[Begin]

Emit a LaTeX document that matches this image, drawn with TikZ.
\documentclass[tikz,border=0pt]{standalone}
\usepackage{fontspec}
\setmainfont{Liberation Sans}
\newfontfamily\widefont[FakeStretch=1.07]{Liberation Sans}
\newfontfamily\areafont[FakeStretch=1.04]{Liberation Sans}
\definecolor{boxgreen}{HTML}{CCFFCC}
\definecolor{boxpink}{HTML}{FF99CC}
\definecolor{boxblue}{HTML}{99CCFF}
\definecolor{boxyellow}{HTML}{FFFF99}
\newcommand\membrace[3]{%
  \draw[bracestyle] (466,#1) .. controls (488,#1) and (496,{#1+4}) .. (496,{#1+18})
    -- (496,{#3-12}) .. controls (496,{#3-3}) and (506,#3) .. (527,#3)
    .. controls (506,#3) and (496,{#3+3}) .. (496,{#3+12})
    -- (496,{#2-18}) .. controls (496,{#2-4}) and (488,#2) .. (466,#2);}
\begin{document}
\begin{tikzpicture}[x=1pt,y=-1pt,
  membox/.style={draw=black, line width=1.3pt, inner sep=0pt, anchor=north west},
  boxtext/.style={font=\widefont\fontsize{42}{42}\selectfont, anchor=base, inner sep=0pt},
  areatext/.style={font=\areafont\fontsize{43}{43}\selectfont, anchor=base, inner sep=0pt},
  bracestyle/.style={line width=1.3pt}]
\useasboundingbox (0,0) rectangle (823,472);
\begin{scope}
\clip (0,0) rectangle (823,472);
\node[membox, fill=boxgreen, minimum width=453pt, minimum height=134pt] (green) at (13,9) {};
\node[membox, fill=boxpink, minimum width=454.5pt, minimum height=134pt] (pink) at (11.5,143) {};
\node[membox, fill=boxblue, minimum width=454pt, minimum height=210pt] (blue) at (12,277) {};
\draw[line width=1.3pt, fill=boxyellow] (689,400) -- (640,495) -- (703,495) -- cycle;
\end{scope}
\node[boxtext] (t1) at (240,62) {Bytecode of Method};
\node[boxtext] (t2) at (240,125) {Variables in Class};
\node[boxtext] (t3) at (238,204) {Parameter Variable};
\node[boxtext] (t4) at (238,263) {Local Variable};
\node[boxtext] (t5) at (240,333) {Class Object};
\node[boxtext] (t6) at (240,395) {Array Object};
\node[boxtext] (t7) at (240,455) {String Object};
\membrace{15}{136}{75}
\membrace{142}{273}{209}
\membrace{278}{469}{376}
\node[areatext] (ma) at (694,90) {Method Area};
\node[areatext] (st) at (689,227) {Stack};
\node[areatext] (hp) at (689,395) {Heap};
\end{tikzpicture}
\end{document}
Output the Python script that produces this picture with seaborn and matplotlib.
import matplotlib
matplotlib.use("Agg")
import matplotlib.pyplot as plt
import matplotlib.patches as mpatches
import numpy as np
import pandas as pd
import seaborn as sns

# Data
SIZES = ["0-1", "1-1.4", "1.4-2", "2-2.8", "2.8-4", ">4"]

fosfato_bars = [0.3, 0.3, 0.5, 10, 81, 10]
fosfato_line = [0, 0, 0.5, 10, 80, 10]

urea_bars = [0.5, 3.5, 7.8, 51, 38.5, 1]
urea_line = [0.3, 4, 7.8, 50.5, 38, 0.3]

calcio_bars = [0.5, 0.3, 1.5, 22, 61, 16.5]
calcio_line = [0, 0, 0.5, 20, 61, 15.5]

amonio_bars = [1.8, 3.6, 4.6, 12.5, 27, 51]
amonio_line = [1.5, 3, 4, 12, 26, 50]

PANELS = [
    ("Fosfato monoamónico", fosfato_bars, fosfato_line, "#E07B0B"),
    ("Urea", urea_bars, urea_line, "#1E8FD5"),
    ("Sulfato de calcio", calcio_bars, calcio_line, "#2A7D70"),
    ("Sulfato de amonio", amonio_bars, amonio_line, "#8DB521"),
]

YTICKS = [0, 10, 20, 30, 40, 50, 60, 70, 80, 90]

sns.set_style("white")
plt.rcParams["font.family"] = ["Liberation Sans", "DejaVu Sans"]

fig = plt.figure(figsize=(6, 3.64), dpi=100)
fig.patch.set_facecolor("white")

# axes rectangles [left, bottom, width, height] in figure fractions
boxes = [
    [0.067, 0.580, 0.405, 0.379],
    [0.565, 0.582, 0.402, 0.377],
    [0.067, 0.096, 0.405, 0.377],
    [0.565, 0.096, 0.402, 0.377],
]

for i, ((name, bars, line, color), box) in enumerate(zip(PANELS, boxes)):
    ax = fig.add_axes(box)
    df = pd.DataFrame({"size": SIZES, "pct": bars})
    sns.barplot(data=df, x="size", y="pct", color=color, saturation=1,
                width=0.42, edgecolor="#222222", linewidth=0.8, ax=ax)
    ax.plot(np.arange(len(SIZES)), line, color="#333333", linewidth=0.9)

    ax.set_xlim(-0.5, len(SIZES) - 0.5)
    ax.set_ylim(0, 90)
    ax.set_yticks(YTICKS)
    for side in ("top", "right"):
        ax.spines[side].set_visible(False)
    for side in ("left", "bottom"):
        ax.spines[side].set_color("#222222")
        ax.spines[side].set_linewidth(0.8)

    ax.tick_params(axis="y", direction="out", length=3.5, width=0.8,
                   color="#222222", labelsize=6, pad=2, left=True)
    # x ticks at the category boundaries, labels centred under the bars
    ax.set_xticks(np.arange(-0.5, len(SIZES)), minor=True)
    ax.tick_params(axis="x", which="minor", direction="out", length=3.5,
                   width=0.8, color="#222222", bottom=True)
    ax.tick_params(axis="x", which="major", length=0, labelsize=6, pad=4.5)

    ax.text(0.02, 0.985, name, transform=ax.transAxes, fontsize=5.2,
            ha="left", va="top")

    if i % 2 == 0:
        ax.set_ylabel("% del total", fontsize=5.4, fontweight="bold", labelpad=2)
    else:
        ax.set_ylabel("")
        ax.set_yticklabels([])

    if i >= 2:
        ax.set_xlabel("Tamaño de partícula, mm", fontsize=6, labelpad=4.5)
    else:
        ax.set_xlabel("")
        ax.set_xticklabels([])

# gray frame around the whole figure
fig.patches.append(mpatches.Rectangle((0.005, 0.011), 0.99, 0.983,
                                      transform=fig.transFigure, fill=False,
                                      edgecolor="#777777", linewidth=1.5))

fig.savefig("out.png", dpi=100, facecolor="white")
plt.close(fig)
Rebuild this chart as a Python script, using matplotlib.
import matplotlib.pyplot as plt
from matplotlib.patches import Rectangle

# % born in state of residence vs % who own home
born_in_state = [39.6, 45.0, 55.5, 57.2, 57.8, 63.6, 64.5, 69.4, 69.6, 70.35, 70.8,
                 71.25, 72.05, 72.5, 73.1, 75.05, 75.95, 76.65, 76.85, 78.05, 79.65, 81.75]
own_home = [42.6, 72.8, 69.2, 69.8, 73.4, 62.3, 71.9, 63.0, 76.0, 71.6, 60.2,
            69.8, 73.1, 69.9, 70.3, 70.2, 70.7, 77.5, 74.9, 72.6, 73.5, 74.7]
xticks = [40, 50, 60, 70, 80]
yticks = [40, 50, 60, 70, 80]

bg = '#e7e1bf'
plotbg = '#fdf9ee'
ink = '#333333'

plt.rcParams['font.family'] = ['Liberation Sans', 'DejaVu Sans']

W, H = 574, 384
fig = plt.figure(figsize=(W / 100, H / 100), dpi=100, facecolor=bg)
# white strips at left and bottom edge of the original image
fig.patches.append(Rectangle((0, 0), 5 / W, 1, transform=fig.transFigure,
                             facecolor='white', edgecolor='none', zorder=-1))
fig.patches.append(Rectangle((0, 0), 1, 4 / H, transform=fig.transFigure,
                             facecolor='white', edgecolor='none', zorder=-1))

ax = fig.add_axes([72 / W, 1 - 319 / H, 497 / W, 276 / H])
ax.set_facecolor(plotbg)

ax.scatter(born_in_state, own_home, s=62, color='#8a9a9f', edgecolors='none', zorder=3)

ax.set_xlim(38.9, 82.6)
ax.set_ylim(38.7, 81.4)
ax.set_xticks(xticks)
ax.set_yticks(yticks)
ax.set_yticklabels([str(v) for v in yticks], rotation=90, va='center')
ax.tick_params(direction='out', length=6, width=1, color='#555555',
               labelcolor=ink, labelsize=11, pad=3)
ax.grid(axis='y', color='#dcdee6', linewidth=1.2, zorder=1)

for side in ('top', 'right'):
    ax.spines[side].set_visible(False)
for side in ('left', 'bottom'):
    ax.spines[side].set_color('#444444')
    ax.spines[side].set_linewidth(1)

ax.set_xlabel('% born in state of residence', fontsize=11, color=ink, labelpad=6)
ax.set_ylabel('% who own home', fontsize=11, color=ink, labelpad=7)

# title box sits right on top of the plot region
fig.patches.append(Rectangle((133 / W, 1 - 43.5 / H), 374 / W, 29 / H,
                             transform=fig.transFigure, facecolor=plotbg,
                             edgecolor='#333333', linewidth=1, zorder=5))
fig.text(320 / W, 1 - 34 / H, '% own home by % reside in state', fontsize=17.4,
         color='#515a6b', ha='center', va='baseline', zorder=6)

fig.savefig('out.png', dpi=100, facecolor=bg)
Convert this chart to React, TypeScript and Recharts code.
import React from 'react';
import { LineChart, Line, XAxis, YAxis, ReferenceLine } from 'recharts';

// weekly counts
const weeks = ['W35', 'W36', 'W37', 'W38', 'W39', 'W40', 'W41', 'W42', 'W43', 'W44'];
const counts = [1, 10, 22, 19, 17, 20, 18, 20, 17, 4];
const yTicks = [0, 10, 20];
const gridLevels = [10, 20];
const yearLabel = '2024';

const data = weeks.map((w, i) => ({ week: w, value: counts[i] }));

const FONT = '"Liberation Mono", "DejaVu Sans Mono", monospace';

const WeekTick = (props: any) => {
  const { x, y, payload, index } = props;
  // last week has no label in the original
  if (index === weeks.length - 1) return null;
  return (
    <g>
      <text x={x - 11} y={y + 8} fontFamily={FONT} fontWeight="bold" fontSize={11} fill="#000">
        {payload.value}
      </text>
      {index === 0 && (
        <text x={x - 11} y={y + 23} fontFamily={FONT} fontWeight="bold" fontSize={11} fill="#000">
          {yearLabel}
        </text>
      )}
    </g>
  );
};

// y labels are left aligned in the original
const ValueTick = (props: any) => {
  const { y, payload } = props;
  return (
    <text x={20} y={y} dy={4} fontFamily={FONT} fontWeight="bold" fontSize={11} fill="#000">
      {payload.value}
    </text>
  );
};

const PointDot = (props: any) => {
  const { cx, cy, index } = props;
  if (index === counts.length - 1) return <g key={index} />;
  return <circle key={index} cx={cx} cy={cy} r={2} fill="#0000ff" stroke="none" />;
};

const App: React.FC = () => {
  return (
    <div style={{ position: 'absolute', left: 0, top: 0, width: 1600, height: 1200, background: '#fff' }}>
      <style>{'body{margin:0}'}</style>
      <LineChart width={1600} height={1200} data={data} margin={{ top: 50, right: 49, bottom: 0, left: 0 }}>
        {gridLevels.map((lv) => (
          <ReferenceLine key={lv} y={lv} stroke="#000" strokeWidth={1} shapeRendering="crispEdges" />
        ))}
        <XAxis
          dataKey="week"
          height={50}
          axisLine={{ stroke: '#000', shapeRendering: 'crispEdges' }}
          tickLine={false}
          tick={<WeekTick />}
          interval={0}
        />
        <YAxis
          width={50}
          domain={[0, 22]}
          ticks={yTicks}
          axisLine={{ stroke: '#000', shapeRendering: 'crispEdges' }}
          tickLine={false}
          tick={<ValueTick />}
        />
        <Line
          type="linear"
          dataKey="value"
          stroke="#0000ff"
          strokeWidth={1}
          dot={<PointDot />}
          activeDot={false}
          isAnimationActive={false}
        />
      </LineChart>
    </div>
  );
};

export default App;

[End]

:: Problem description ::
Report all lines of the material that contain the word "matplotlib".

:: Answer to this exercise ::
Output the Python script that produces this picture with seaborn and matplotlib.
import matplotlib
matplotlib.use("Agg")
import matplotlib.pyplot as plt
import matplotlib.patches as mpatches
Rebuild this chart as a Python script, using matplotlib.
import matplotlib.pyplot as plt
from matplotlib.patches import Rectangle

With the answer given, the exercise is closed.